■ RECORDS FOR THE TASK:
****************************************

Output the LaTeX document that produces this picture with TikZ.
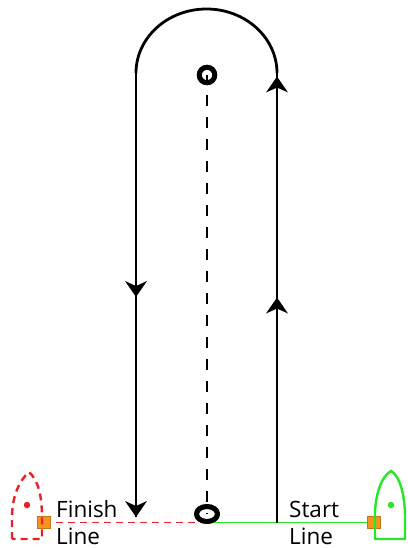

****************************************

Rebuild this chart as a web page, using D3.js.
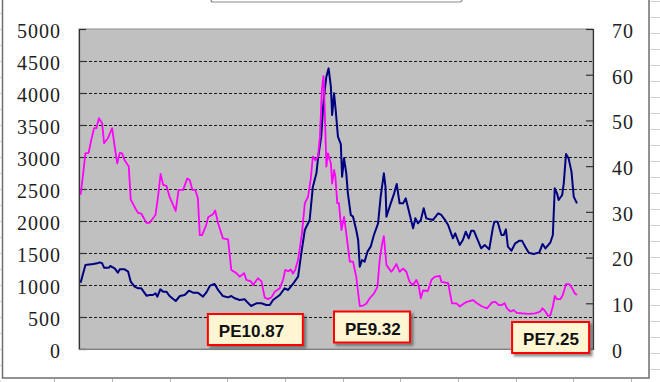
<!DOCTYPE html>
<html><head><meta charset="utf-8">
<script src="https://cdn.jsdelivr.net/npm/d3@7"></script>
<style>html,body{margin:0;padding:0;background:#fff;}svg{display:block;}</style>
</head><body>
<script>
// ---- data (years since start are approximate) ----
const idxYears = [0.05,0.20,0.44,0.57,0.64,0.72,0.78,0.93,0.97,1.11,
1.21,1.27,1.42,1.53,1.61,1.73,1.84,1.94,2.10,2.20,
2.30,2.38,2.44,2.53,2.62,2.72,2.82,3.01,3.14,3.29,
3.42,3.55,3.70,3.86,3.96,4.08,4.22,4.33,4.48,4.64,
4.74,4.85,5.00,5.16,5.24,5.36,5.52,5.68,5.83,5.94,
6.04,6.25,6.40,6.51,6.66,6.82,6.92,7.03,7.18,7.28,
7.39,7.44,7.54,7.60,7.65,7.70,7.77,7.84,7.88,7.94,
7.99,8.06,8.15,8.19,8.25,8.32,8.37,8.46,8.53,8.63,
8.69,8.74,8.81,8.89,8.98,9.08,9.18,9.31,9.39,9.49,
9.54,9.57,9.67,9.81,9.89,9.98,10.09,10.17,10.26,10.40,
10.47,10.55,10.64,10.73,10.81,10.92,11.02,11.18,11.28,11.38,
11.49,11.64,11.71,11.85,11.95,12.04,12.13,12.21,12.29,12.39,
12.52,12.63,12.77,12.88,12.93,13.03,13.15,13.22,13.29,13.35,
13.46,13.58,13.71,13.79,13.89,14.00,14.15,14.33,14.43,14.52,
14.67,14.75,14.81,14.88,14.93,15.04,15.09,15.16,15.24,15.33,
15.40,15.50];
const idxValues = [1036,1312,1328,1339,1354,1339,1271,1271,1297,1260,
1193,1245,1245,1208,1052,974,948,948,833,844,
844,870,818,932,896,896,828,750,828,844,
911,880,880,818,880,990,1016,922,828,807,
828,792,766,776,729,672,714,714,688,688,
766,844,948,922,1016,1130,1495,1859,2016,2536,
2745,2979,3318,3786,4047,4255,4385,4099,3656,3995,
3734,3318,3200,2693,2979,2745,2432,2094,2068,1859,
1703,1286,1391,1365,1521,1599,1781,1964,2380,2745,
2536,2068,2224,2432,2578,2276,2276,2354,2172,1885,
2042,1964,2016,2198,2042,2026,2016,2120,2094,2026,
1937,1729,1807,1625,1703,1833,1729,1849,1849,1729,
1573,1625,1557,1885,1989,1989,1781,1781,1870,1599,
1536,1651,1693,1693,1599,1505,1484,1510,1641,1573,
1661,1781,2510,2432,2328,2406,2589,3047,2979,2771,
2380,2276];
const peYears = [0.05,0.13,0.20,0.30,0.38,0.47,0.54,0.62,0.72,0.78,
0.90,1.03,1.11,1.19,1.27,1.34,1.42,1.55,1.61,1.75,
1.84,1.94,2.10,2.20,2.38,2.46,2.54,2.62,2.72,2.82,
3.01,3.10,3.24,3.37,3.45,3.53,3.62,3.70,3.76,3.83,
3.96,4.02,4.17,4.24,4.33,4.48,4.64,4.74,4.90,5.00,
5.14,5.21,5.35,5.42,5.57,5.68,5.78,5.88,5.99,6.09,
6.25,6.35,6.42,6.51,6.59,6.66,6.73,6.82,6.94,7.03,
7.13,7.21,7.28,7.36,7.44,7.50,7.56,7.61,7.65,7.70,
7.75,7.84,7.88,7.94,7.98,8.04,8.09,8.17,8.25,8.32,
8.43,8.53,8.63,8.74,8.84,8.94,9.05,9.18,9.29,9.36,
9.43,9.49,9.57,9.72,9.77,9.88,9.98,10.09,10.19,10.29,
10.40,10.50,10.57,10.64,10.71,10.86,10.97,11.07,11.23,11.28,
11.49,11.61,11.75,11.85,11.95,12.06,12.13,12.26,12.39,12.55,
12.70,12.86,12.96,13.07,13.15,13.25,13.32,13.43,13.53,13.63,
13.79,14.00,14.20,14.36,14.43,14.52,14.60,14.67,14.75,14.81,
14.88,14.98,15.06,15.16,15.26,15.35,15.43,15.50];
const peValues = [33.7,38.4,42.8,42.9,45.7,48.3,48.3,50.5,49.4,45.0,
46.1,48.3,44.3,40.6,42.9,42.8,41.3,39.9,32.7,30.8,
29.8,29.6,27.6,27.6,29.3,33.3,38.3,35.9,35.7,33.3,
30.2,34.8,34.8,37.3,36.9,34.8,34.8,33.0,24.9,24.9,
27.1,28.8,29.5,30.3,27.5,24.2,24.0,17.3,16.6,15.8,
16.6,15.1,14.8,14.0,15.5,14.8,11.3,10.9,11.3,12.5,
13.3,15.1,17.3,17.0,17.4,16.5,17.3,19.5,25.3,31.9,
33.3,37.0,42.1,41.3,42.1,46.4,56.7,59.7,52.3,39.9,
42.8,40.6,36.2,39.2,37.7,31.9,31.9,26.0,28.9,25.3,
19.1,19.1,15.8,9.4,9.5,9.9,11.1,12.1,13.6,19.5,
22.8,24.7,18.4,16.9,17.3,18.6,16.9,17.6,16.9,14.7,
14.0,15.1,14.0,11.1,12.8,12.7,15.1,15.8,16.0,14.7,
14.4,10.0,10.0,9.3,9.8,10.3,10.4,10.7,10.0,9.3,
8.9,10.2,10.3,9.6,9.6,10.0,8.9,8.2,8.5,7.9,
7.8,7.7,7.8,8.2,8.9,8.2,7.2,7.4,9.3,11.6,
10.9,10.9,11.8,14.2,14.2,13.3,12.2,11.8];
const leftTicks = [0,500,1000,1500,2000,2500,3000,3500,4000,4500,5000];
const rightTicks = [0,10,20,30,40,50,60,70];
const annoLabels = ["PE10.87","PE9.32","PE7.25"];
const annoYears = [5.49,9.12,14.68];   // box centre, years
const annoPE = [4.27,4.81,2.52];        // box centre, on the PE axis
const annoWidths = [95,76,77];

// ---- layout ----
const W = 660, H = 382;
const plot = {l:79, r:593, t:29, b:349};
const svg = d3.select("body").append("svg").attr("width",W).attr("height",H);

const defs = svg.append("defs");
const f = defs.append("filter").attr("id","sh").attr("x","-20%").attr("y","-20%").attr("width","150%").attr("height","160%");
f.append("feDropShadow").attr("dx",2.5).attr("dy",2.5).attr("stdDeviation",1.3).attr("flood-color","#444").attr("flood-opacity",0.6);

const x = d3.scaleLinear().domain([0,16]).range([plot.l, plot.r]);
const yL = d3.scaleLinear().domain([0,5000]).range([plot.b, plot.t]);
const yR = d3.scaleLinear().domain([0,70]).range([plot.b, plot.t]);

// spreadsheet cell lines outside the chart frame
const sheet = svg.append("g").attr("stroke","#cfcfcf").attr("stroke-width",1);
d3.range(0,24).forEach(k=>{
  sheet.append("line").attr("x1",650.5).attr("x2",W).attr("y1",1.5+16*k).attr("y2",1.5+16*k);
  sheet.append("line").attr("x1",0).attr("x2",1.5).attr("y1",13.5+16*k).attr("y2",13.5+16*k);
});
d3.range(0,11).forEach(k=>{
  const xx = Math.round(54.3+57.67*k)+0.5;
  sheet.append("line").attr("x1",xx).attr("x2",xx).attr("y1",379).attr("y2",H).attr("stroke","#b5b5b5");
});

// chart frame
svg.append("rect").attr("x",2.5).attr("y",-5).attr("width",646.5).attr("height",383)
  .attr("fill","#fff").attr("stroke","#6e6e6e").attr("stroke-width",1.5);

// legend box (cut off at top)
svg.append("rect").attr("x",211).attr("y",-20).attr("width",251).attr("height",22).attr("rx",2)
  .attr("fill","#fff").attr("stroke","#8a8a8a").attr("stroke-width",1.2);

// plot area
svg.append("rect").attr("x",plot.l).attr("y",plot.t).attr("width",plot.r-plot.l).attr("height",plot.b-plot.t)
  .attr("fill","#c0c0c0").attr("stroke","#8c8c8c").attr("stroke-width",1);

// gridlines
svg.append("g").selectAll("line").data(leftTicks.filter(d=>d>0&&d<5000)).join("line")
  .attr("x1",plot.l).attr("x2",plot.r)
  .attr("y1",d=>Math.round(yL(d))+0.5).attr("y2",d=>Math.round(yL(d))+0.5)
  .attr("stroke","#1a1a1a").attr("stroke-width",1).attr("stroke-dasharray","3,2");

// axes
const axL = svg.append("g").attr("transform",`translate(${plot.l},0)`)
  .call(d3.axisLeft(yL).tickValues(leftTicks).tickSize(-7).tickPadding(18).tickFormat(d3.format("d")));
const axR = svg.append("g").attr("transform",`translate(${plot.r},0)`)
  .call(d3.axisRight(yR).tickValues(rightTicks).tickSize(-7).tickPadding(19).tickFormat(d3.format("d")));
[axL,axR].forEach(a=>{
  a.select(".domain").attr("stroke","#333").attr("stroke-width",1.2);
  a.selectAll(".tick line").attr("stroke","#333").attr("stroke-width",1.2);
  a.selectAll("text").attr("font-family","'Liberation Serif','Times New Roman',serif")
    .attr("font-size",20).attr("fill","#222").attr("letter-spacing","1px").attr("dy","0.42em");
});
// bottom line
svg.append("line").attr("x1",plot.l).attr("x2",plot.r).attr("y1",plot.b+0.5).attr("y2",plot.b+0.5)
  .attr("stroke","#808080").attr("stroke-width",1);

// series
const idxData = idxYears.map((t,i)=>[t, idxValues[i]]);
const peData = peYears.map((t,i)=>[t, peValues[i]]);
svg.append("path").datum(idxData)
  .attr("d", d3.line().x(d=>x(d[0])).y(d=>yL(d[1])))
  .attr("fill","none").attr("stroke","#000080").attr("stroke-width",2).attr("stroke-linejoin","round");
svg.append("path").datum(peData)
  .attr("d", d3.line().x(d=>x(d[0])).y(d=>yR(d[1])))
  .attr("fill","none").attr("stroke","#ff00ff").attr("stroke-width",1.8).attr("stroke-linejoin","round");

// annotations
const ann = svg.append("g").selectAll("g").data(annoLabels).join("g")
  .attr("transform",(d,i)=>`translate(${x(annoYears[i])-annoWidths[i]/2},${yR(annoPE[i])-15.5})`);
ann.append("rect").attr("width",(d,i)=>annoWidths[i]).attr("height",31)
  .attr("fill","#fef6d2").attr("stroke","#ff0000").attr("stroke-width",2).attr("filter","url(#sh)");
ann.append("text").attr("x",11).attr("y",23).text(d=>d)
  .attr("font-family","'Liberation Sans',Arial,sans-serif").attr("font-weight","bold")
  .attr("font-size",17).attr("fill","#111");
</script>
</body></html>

****************************************

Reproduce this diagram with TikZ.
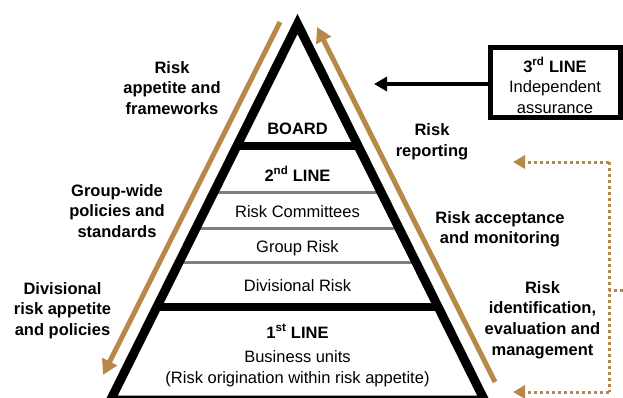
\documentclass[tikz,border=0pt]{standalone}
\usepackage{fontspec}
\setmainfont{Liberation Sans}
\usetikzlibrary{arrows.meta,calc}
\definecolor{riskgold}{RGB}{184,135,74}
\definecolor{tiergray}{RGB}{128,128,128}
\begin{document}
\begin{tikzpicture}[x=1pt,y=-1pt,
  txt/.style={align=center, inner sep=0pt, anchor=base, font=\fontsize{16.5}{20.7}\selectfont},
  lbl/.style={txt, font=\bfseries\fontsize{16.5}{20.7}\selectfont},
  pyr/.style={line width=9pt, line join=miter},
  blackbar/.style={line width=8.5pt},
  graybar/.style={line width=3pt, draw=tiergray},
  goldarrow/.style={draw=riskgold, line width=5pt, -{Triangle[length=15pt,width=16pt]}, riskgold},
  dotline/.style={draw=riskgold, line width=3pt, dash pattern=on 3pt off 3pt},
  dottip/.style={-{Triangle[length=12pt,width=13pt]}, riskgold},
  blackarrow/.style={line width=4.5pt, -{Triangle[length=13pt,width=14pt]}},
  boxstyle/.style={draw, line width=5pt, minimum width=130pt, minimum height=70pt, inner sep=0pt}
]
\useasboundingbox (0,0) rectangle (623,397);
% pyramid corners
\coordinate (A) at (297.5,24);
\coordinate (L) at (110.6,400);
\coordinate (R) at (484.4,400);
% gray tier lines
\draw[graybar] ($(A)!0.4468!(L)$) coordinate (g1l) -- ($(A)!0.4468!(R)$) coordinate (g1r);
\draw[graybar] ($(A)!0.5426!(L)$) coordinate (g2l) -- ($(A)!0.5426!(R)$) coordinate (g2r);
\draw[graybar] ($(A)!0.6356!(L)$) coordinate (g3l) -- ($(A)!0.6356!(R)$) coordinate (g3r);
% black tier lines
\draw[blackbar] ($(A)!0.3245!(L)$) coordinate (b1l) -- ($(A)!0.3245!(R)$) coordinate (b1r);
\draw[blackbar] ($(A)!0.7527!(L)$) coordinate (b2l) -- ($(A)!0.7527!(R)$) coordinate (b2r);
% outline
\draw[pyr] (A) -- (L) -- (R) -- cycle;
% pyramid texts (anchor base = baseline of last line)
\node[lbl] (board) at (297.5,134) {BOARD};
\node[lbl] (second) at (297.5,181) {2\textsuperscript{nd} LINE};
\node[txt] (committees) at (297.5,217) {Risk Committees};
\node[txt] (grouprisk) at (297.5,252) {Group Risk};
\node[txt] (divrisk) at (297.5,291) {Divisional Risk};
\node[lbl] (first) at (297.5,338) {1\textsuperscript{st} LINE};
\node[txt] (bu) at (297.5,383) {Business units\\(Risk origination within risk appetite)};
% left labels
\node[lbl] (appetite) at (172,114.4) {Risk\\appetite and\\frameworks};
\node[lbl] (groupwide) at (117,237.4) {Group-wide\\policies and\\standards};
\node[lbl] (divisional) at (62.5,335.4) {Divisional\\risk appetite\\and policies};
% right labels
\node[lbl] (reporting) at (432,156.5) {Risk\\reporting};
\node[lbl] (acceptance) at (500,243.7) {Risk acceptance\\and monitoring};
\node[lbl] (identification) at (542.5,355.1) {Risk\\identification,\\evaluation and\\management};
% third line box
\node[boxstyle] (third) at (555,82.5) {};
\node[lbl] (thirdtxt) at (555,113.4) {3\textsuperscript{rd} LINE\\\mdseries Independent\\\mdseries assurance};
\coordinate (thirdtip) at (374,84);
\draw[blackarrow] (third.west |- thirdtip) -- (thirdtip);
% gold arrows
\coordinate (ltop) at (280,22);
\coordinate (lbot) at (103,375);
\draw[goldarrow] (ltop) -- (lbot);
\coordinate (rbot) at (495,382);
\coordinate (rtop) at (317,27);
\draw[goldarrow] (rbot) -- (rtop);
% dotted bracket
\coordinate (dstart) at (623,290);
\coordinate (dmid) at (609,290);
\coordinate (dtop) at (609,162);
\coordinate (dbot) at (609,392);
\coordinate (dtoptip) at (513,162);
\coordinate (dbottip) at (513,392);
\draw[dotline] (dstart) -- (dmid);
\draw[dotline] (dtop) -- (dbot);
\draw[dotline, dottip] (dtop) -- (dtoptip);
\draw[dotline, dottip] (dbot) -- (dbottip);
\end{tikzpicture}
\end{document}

****************************************

■ TASK DESCRIPTION:
Locate all lines in the listing above with the word "chart". Copy them.

■ SOLVED EXERCISE:
Rebuild this chart as a web page, using D3.js.
// spreadsheet cell lines outside the chart frame
// chart frame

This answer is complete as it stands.